世界遺産マイスター/国宝の伝道師Kの「地球に感謝!」

世界遺産検定マイスター、国宝の伝道師保有の読書好き。書籍、世界遺産、国宝という切り口でご案内します。最近は「仕事の心理学」として、様々な事象を心理学的見地から考察しています。

【読了】伊藤公一朗「データ分析の力 因果関係に迫る思考法」

今年117冊目読了。シカゴ大学公共政策大学院ハリススクール助教授の筆者が、因果関係分析に焦点を当てたデータ分析の入門を紹介する一冊。


筆者は、現代において「ビッグデータが存在するだけでは実務の改善には至らず、ビッグデータを解析しビジネス現場の意思決定に利用できる形にする分析力(アナリティクス)が重要」としたうえで「バイアスの問題については、データ観測数がどんなに増えても解決できない」「『因果関係の見極め方』においては、データの量が増えても根本的な解決にはならないので、私たち自身がデータを見極める力をそなえる必要がある」と指摘する。


因果関係立証の困難性の理由について「①他の要因が影響していた可能性がある②逆の因果関係だった可能性もある」とし「怪しい分析結果に基づく単なる相関関係が『あたかも因果関係のように』主張され、気をつけないと読者も頭の中で因果関係だと理解してしまっていることが多い」と警鐘を鳴らす。


では、どのようにすればよいのか。

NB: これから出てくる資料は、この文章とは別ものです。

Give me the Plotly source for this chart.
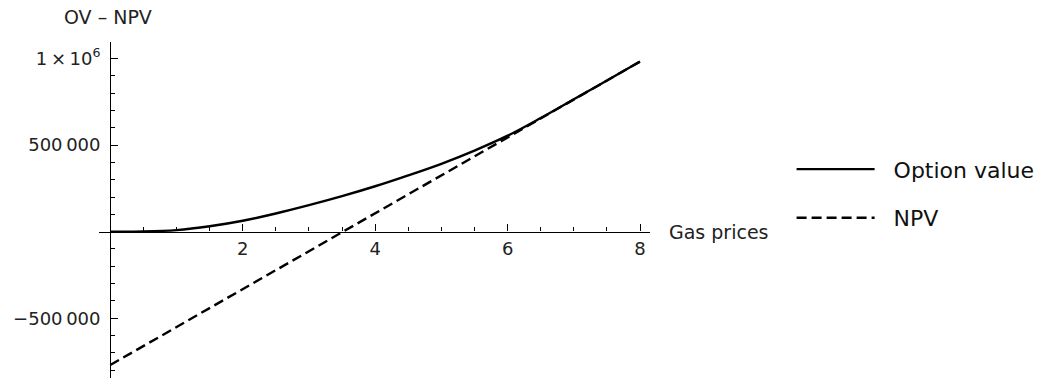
import plotly.graph_objects as go

# Data
gas_price = [0, 0.5, 1.0, 1.5, 2.0, 2.5, 3.0, 3.5, 4.0, 4.5, 5.0, 5.5, 6.0, 6.5, 7.0, 7.5, 8.0]
option_value = [0, 1000, 9000, 31000, 63000, 105000, 153000, 205000, 262000, 325000,
                392000, 468000, 554000, 656000, 764000, 873000, 982000]
npv_price = [0, 8.0]
npv_value = [-770000, 982000]

x_tickvals = [2, 4, 6, 8]
x_ticktext = ["2", "4", "6", "8"]
y_tickvals = [-500000, 500000, 1000000]
y_ticktext = ["\u2212500\u2009000", "500\u2009000", "1\u2009\u00d7\u200910<sup>6</sup>"]

x_range = [-0.17, 8.15]
y_range = [-845000, 1095000]

fig = go.Figure()
fig.add_trace(go.Scatter(x=gas_price, y=option_value, mode="lines",
                         name="\u00a0\u00a0Option value",
                         line=dict(color="black", width=2.4, shape="spline"), legendgroup="a"))
fig.add_trace(go.Scatter(x=npv_price, y=npv_value, mode="lines", name="\u00a0\u00a0NPV",
                         line=dict(color="black", width=2.4, dash="10px,5px"), legendgroup="b"))

FAM = "DejaVu Sans, Liberation Sans, Arial, sans-serif"
font = dict(family=FAM, size=18, color="#222")
font19 = dict(family=FAM, size=19, color="#222")

fig.update_layout(
    width=1045, height=381,
    margin=dict(l=99, r=395, t=42, b=3, autoexpand=False),
    plot_bgcolor="white", paper_bgcolor="white",
    font=font,
    showlegend=True,
    legend=dict(x=1.257, y=0.548, xanchor="left", yanchor="middle",
                font=dict(family=FAM, size=22, color="#111"),
                itemwidth=78, tracegroupgap=17, traceorder="grouped",
                bgcolor="rgba(0,0,0,0)"),
    xaxis=dict(range=x_range, showgrid=False, zeroline=False,
               showline=True, linecolor="black", linewidth=1.3,
               anchor="free", position=(0 - y_range[0]) / (y_range[1] - y_range[0]),
               tickvals=x_tickvals, ticktext=x_ticktext,
               ticks="inside", ticklen=7, tickwidth=1.3, tickcolor="black",
               ticklabelstandoff=1,
               minor=dict(dtick=0.5, tick0=0, ticks="inside", ticklen=4, tickwidth=1, tickcolor="black"),
               tickfont=font),
    yaxis=dict(range=y_range, showgrid=False, zeroline=False,
               showline=True, linecolor="black", linewidth=1.3,
               anchor="free", position=(0 - x_range[0]) / (x_range[1] - x_range[0]),
               tickvals=y_tickvals, ticktext=y_ticktext,
               ticks="inside", ticklen=7, tickwidth=1.3, tickcolor="black",
               ticklabelstandoff=6,
               minor=dict(dtick=100000, tick0=0, ticks="inside", ticklen=4, tickwidth=1, tickcolor="black"),
               tickfont=font),
    annotations=[
        dict(text="Gas prices", xref="paper", yref="y", x=(667 - 99) / 551, y=0,
             xanchor="left", yanchor="middle", showarrow=False, font=font19),
        dict(text="OV \u2013 NPV", xref="paper", yref="paper", x=(108 - 99) / 551, y=1 + 25 / 336,
             xanchor="center", yanchor="middle", showarrow=False, font=font19),
    ],
)

fig.write_html("out.html", config={"displayModeBar": False},
               post_script="document.body.style.margin='0px';")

筆者は実例を挙げながら、幾つかの手法を紹介する。


<RCT(ランダム比較試験):現実の世界で実際に実験してしまう>
鉄則1:分析で明らかにしたい因果関係を測定できるような適切なグループ作りをする
鉄則2:グループ分けは必ずランダムに行う
鉄則3:各グループに十分なサンプル数を振り分ける
強み:因果関係が科学的に示せる、分析手法や結果に透明性がある
弱み:実験に費用・労力・時間がかかる


<RDデザイン:世の中の境界線をうまく使い因果関係に迫る>
鉄則1:「境界線」を境に1つの要素Xのみが「非連続的に」変化する状況を見つけ出す
鉄則2:境界線付近でX以外の要素が非連続的に変化していないかのチェックを行う
強み:仮定が成り立てばあたかもRCTが起こっている状況を利用できる、理解がしやすく透明性がある
弱み:成り立つであろう根拠は示せるが成り立つことを立証できない、境界線付近のデータに関しての因果関係しか主張できない


<集積分析:階段状の変化をうまく使い因果関係に迫る>
鉄則1:何らかのインセンティブが階段状であることを分析に利用できないか検討する
鉄則2:階段状で変化するのは分析で明らかにしたい要素Xだけであり、他の要素は階段の境界付近で非連続的に変化しないことを確かめる
強み:仮定が成り立てばあたかもRCTが起こっている状況を利用できる、理解がしやすく透明性がある
弱み:成り立つであろう根拠は示せるが成り立つことを立証できない、階段状に変化するインセンティブに反応した主体に対しての因果関係しか分析できない


<パネル・データ分析:複数グループに複数期間のデータが入手できる場合に検討する>
鉄則1:介入が起こった時期の前後のデータが、介入グループと比較グループの両方について入手できるか確認する
鉄則2:「平行トレンドの仮定」が成り立つかどうかの検証を行う
鉄則3:仮定が成り立つと判断できた場合、2つのグループの平均値の推移をグラフ化して介入効果の平均値の測定を行う
強み:RDデザインや集積分析以上に広範囲に利用できる、理解がしやすく透明性がある、介入グループに属するすべての主体に対して介入効果の分析が可能
弱み:成り立つであろう根拠は示せるが成り立つことを立証できない、平行トレンドの仮定は非常に難しい


これだけ手法があっても、「データ自体に問題がある場合は優れた分析手法でも解決が難しい」というのは言わずもがな、なるほど納得。